Finishing The Shooting Gallery, and Thinking about Prose Poetry Series and Sequences

This week I finished a draft of my chapbook manuscript, The Shooting Gallery, after roughly six months of work. As I mentioned in a previous post, it began with my responding in prose poems to Czech surrealist transgender artist Toyen's series of twelve line drawings, The Shooting Gallery (1940). I found them both intriguing and unsettling and thought the prose poem ideal for exploring them. There were recurring images of childhood and the destruction of war, and after composing poems in response to maybe half the drawings, it occurred to me that I associated that conjunction of youth and violence with US school and university shootings. That realisation led to a second series of prose poems on such shootings, many of which try to evoke a kind of drawing or painting about a particular shooting in words.
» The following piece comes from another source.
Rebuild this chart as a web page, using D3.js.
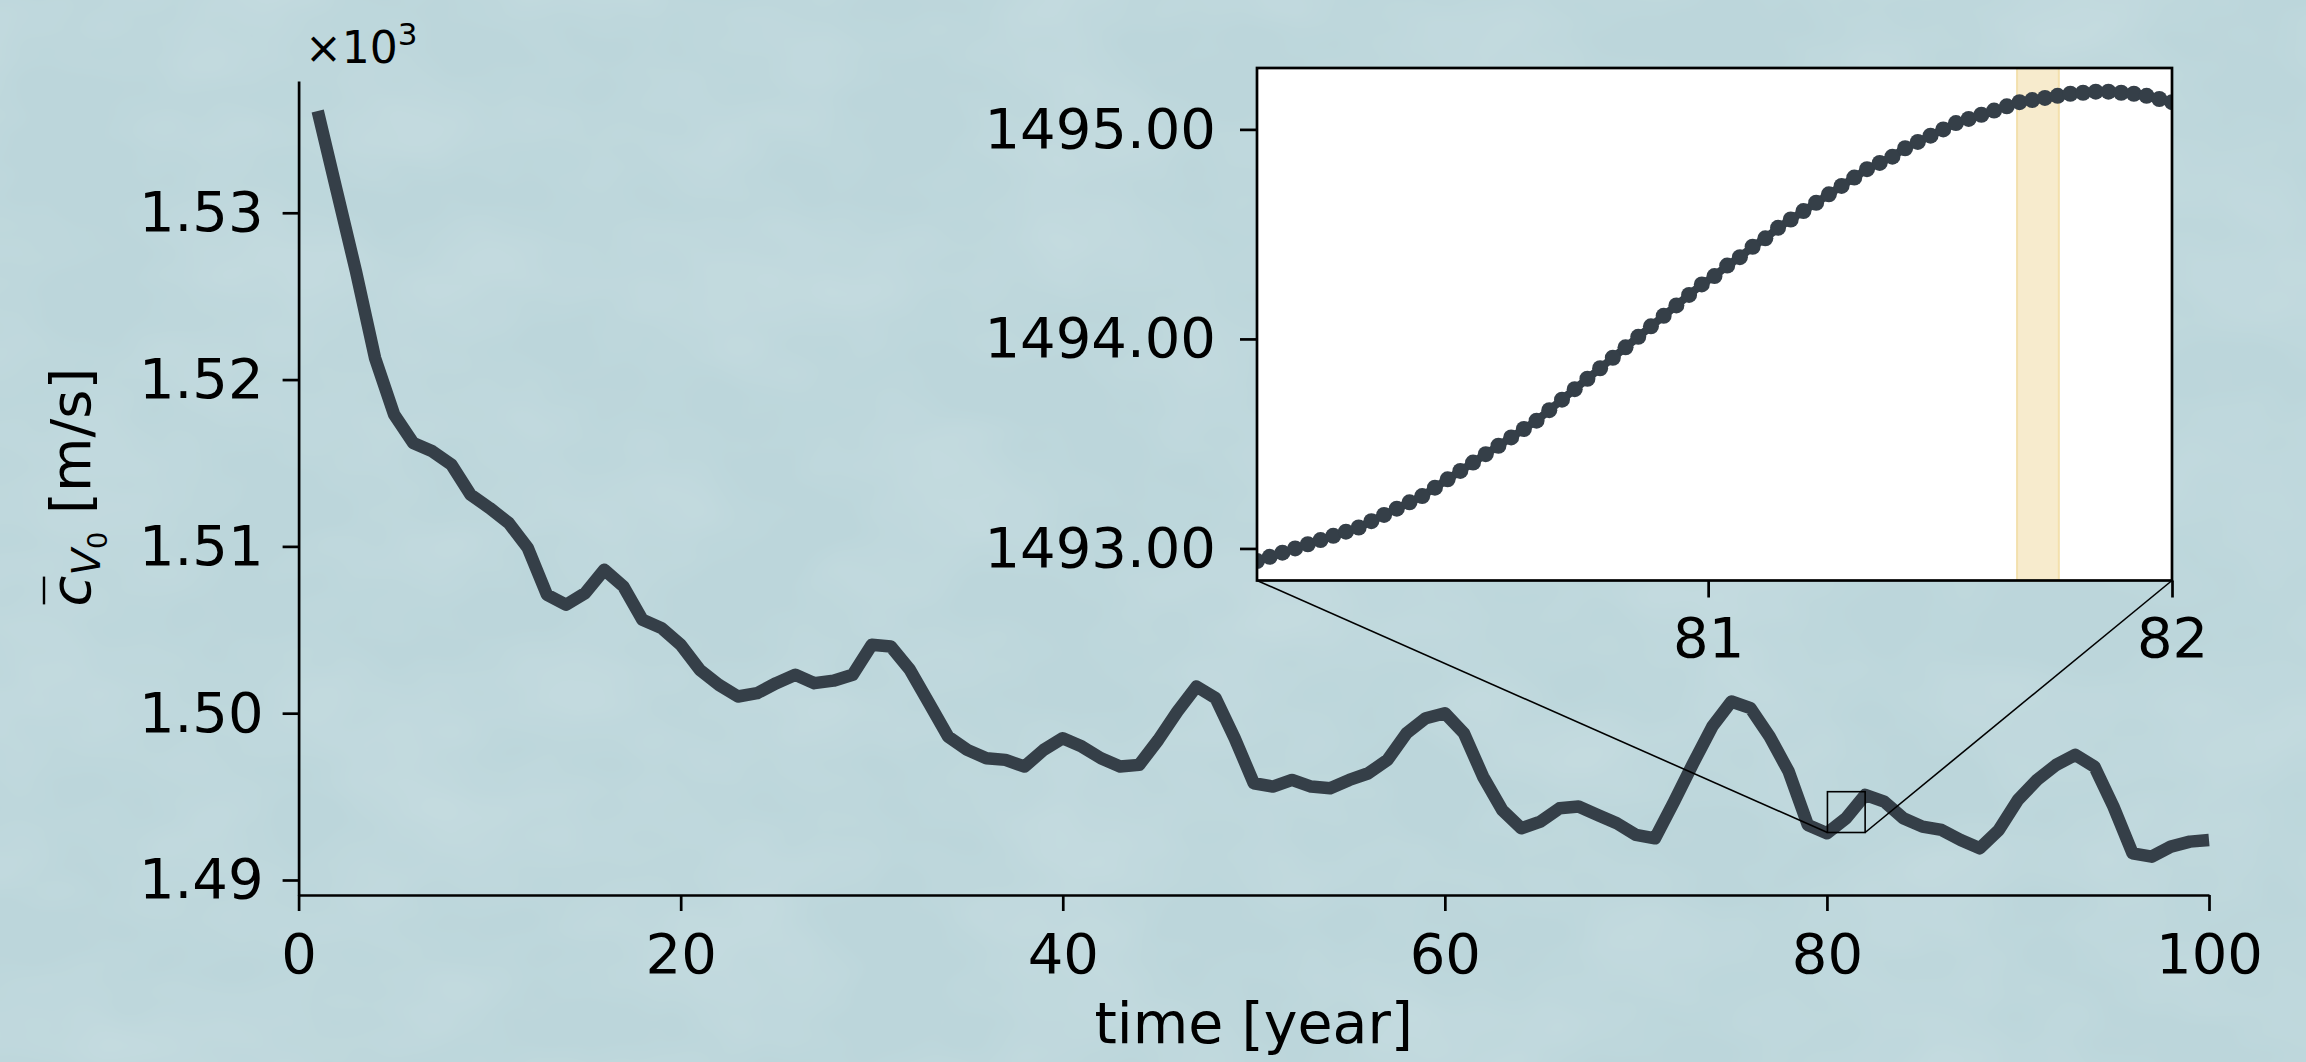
<!DOCTYPE html>
<html>
<head>
<meta charset="utf-8">
<script src="https://cdn.jsdelivr.net/npm/d3@7"></script>
<style>
  html, body { margin: 0; padding: 0; background: #bdd7dc; }
  svg { display: block; }
  text { font-family: "DejaVu Sans", sans-serif; fill: #000; }
</style>
</head>
<body>
<svg id="chart"></svg>
<script>
// yearly mean sound speed (m/s), one value per model year 1..100
const years = d3.range(1, 101)
const speed = [
  1536.1, 1531.3, 1526.5, 1521.3, 1517.9, 1516.2, 1515.7, 1514.9, 1513.1, 1512.3,
  1511.4, 1509.9, 1507.1, 1506.5, 1507.2, 1508.6, 1507.6, 1505.6, 1505.1, 1504.1,
  1502.6, 1501.7, 1501.0, 1501.2, 1501.8, 1502.3, 1501.8, 1501.95, 1502.3, 1504.1,
  1504.0, 1502.6, 1500.6, 1498.6, 1497.8, 1497.3, 1497.2, 1496.8, 1497.8, 1498.5,
  1498.0, 1497.3, 1496.8, 1496.9, 1498.4, 1500.1, 1501.6, 1500.9, 1498.5, 1495.8,
  1495.6, 1496.0, 1495.6, 1495.5, 1496.0, 1496.4, 1497.2, 1498.8, 1499.7, 1500.0,
  1498.8, 1496.2, 1494.2, 1493.1, 1493.5, 1494.3, 1494.4, 1493.9, 1493.4, 1492.7,
  1492.5, 1494.7, 1497.0, 1499.2, 1500.7, 1500.3, 1498.6, 1496.5, 1493.3, 1492.8,
  1493.7, 1495.1, 1494.7, 1493.7, 1493.2, 1493.0, 1492.4, 1491.9, 1493.0, 1494.8,
  1496.0, 1496.9, 1497.5, 1496.8, 1494.4, 1491.6, 1491.4, 1492.0, 1492.3, 1492.4
]

// zoomed window: 10-day samples from year 80 to 82
const insetStep = 10 / 365
const insetTime = d3.range(1, 74).map(k => 80 + k * insetStep)
const insetSpeed = [
  1492.94, 1492.96, 1492.98, 1493.00, 1493.02, 1493.04, 1493.06, 1493.08, 1493.10, 1493.13,
  1493.16, 1493.19, 1493.22, 1493.25, 1493.29, 1493.33, 1493.37, 1493.41, 1493.45, 1493.49,
  1493.53, 1493.57, 1493.61, 1493.66, 1493.71, 1493.76, 1493.81, 1493.86, 1493.91, 1493.96,
  1494.01, 1494.06, 1494.11, 1494.16, 1494.21, 1494.26, 1494.30, 1494.35, 1494.39, 1494.44,
  1494.48, 1494.53, 1494.57, 1494.61, 1494.65, 1494.69, 1494.73, 1494.77, 1494.81, 1494.84,
  1494.87, 1494.91, 1494.94, 1494.97, 1495.00, 1495.03, 1495.05, 1495.07, 1495.09, 1495.11,
  1495.13, 1495.14, 1495.15, 1495.16, 1495.17, 1495.175, 1495.18, 1495.18, 1495.175, 1495.17,
  1495.16, 1495.145, 1495.13
]
const highlight = [81.666, 81.756]

const mainTicksX = [0, 20, 40, 60, 80, 100]
const mainTicksY = [1490, 1500, 1510, 1520, 1530]
const insetTicksX = [81, 82]
const insetTicksY = [1493, 1494, 1495]

const width = 2306
const height = 1062
const ink = "#353f48"
const fs = 56

const svg = d3.select("svg#chart")
  .attr("width", width)
  .attr("height", height)
  .attr("viewBox", `0 0 ${width} ${height}`)

// faint mottled texture over the flat background
const defs = svg.append("defs")
const tex = defs.append("filter").attr("id", "tex")
    .attr("x", 0).attr("y", 0).attr("width", 1).attr("height", 1)
tex.append("feTurbulence")
    .attr("type", "fractalNoise").attr("baseFrequency", "0.006 0.009")
    .attr("numOctaves", 3).attr("seed", 11)
tex.append("feColorMatrix")
    .attr("type", "matrix")
    .attr("values", "0 0 0 0 1  0 0 0 0 1  0 0 0 0 1  0 0 0 0.22 -0.07")
svg.append("rect").attr("width", width).attr("height", height).attr("fill", "#bcd6db")
svg.append("rect").attr("width", width).attr("height", height).attr("filter", "url(#tex)")

const m = {left: 298.6, right: 2209, top: 81, bottom: 895}
const box = {left: 1257, right: 2172, top: 68, bottom: 580.5}

const x = d3.scaleLinear([0, 100], [m.left, m.right])
const y = d3.scaleLinear([1489.1, 1537.9], [m.bottom, m.top])

const xi = d3.scaleLinear([insetTime[0], 82], [box.left, box.right])
const yi = d3.scaleLinear([1492.847, 1495.293], [box.bottom, box.top])

function styleAxis(g, size) {
  g.attr("font-family", "DejaVu Sans").attr("font-size", size)
  g.selectAll("path.domain").attr("stroke", "#000").attr("stroke-width", 2.7)
  g.selectAll(".tick line").attr("stroke", "#000").attr("stroke-width", 2.7)
  g.selectAll(".tick text").attr("fill", "#000")
}

// main axes, left and bottom spines only
svg.append("g")
    .attr("transform", `translate(0,${m.bottom})`)
    .call(d3.axisBottom(x).tickValues(mainTicksX).tickSize(16).tickPadding(22).tickSizeOuter(0))
    .call(g => styleAxis(g, fs))

svg.append("g")
    .attr("transform", `translate(${m.left},0)`)
    .call(d3.axisLeft(y).tickValues(mainTicksY).tickSize(16).tickPadding(19).tickSizeOuter(0)
      .tickFormat(d => (d / 1000).toFixed(2)))
    .call(g => styleAxis(g, fs))

svg.append("text")
    .attr("x", 305).attr("y", 63)
    .attr("font-size", 44)
    .text("×10")
  .append("tspan")
    .attr("font-size", 31).attr("dy", -18)
    .text("3")

svg.append("text")
    .attr("x", (m.left + m.right) / 2).attr("y", 1043)
    .attr("text-anchor", "middle")
    .attr("font-size", 57)
    .text("time [year]")

// y label: overline c with subscript V_0
const yl = svg.append("g").attr("transform", "translate(90,487) rotate(-90)")
const yt = yl.append("text").attr("text-anchor", "middle").attr("font-size", fs)
yt.append("tspan").attr("font-style", "italic").text("c")
yt.append("tspan").attr("font-style", "italic").attr("font-size", 39).attr("dy", 10).text("V")
yt.append("tspan").attr("font-size", 27).attr("dy", 7).text("0")
yt.append("tspan").attr("dy", -17).text(" [m/s]")
const cBox = yt.node().getExtentOfChar(0)
yl.append("line")
    .attr("x1", cBox.x + 2).attr("x2", cBox.x + cBox.width - 1)
    .attr("y1", cBox.y + 6).attr("y2", cBox.y + 6)
    .attr("stroke", "#000").attr("stroke-width", 2.4)

// main series
svg.append("path")
    .datum(years.map((yr, i) => [yr, speed[i]]))
    .attr("fill", "none")
    .attr("stroke", ink)
    .attr("stroke-width", 12.5)
    .attr("stroke-linejoin", "round")
    .attr("d", d3.line(d => x(d[0]), d => y(d[1])))

// zoom frame on the main axes and its connectors to the inset
const x0 = x(insetTime[0]), x1 = x(82)
const y0 = y(1495.293), y1 = y(1492.847)
svg.append("rect")
    .attr("x", x0).attr("y", y0).attr("width", x1 - x0).attr("height", y1 - y0)
    .attr("fill", "none").attr("stroke", "#000").attr("stroke-width", 1.6)
svg.append("line")
    .attr("x1", box.left).attr("y1", box.bottom).attr("x2", x0).attr("y2", y1)
    .attr("stroke", "#000").attr("stroke-width", 1.6)
svg.append("line")
    .attr("x1", box.right).attr("y1", box.bottom).attr("x2", x1).attr("y2", y1)
    .attr("stroke", "#000").attr("stroke-width", 1.6)

// inset
svg.append("rect")
    .attr("x", box.left).attr("y", box.top)
    .attr("width", box.right - box.left).attr("height", box.bottom - box.top)
    .attr("fill", "#fff")

svg.append("rect")
    .attr("x", xi(highlight[0])).attr("y", box.top)
    .attr("width", xi(highlight[1]) - xi(highlight[0])).attr("height", box.bottom - box.top)
    .attr("fill", "#f7ebcd").attr("stroke", "#f3e0ad").attr("stroke-width", 2)

const clip = defs.append("clipPath").attr("id", "inset-clip")
clip.append("rect")
    .attr("x", box.left).attr("y", box.top)
    .attr("width", box.right - box.left).attr("height", box.bottom - box.top)

const gi = svg.append("g").attr("clip-path", "url(#inset-clip)")
const insetRows = insetTime.map((t, i) => [t, insetSpeed[i]])
gi.append("path")
    .datum(insetRows)
    .attr("fill", "none")
    .attr("stroke", ink)
    .attr("stroke-width", 8)
    .attr("d", d3.line(d => xi(d[0]), d => yi(d[1])))
gi.selectAll("circle")
  .data(insetRows)
  .join("circle")
    .attr("cx", d => xi(d[0]))
    .attr("cy", d => yi(d[1]))
    .attr("r", 8)
    .attr("fill", ink)

svg.append("g")
    .attr("transform", `translate(0,${box.bottom})`)
    .call(d3.axisBottom(xi).tickValues(insetTicksX).tickSize(17).tickPadding(20).tickSizeOuter(0)
      .tickFormat(d3.format("d")))
    .call(g => styleAxis(g, fs))
    .call(g => g.select(".domain").remove())

svg.append("g")
    .attr("transform", `translate(${box.left},0)`)
    .call(d3.axisLeft(yi).tickValues(insetTicksY).tickSize(17).tickPadding(24).tickSizeOuter(0)
      .tickFormat(d3.format(".2f")))
    .call(g => styleAxis(g, fs))
    .call(g => g.select(".domain").remove())

svg.append("rect")
    .attr("x", box.left).attr("y", box.top)
    .attr("width", box.right - box.left).attr("height", box.bottom - box.top)
    .attr("fill", "none").attr("stroke", "#000").attr("stroke-width", 2.7)
</script>
</body>
</html>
Working on this chapbook has led me to think more about prose poetry series and sequences and how they operate. Probably my favourite prose poetry sequence is Rosmarie Waldrop's White Is a Color (Guillemot, 2017), which tells the story of a man's fall and slow recovery in short, taut lyrics; that is to say, individually the prose poems work as lyric poems, and their order presents a narrative.


In my book Imagined Sons, I didn't want a narrative so much as explorations of what it is to be a birthmother that together would aggregate to create a nuanced portrait. The sequence is narrative, while the series is montage.


I aspire one day to compose a prose poem sequence, but I wonder if, given that I also write short fiction, whether now that is where I take my ideas for narrative. I suppose only time will tell.